Volcker characterized the banking system using “a four- letter word: It’s a mess.”
Advisory Board
Volcker is set to be chairman of the President’s Economic Recovery Advisory Board after Obama takes office Jan. 20.
“The worst Wall Street financial crisis has gone global, and not a regulator worth his salt will back down from tightening up the regulatory regime,” Chris Rupkey, chief financial economist at Bank of Tokyo-Mitsubishi UFJ Ltd. in New York, said before the report was released. “Volcker has Obama’s ear and there is no doubt that the U.S. will be on the same page as most of these G-30 recommendations for greater financial- services regulation.”
Distinctions
Volcker’s report calls for clear distinctions between institutions, such as former investment banks, that deal mainly in capital markets, and commercial banks that take deposits and make loans.
“We are making a distinction between what appears to be institutions that are becoming larger and doing banking business,” Volcker said at a news conference in New York today. “They should give their loyalty to their clients and customers. Those functions should not be carried out in the context of an institution that is carrying out very risky capital market activities.”
He said the report seems to speak directly to news this week that Citigroup will sell off many of its businesses and that Bank of America Corp. has asked the government for an additional capital infusion to help it complete the purchase of Merrill Lynch.
“It’s been proven that they’re unmanageable, the existing conglomerates,” he said.
Not Glass-Steagall
Volcker said the recommendation fall short of a revival of the Glass-Steagall law that separated insurance, commercial banking and investment banking.
The 18 sets of guidelines call for greater transparency, stricter corporate-governance standards and tougher oversight of financial firms whose failure could bring down the financial system.
The goal is to “restore strong, competitive, innovative financial markets to support global economic growth without once again risking a breakdown in market functioning so severe as to put the world economies at risk,” Volcker said in the statement.

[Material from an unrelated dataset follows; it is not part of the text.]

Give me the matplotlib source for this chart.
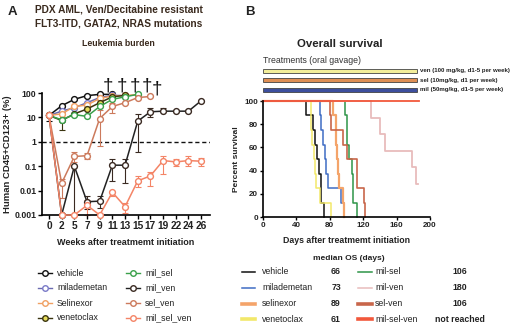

The group recommends that money-market mutual funds that offer banking services reorganize as special-purpose banks and submit to supervision. It also calls for government oversight and capital requirements for hedge funds and private-equity firms that are deemed “too big to fail.”
The report’s co-chairs were former Italian Finance Minister Tommaso Padoa-Schioppa, and Arminio Fraga, former president of the Central Bank of Brazil. The three principals said not all members of the group, which includes Bank of England Governor Mervyn King, TIAA CREF Chief Executive Roger Ferguson, and Bank of Israel Governor Stanley Fischer, agreed with the report.
Reining in Risk
The goal of the recommendations is to create a system that would avoid a repeat of the current financial meltdown by reining in risk and boosting oversight. The report is entitled “Financial Reform: A Framework for Financial Stability.”
“There were major failures in risk management to a point that is mind boggling,” Fraga-Neto said today.
The group recommends that money market mutual funds that offer traditional banking services reorganize as special-purpose banks and submit to supervision and that a systemic-risk regulator oversee and impose capital requirements on hedge funds and private equity firms that are deemed “too big to fail.”
“It’s quite clear that hedge funds can be big enough, and volatile enough to be systemically important,” Volcker said.
Credit Ratings
Regulators should also recommend a different payment model for credit ratings that would avoid the conflicts of interest inherent in the current system, in which major rating firms, such as Moody’s and Standard & Poor’s, are paid by the firms issuing debt, the group said. Companies that use credit ratings should seek independent opinions.
Some of the group’s recommendations, including the one regarding rating companies, jibe with proposals that Obama put forth during his campaign.
Obama has pledged to replace the government-sponsored mortgage finance giants Fannie Mae and Freddie Mac “with a structure that is engaged in helping people buy homes, not engaging in market speculation.” The companies were placed into government receivership in September. Volcker’s group recommends against “hybrids with private ownership and government sponsorship.”
Obama said he’ll streamline overlapping regulatory agencies, and that he wants any company borrowing from the federal government to be subject to regulation. He’s also looking to strengthen capital requirements on mortgage securities and derivatives, and require financial institutions to better disclose to investors and companies with whom they do business the kinds of assets they hold.
The G-30 report recommends countries “reevaluate their regulatory structures with a view to eliminating unnecessary overlaps and gaps in coverage and complexity” and it also calls for transparency in credit default swaps, and structured and securitized products.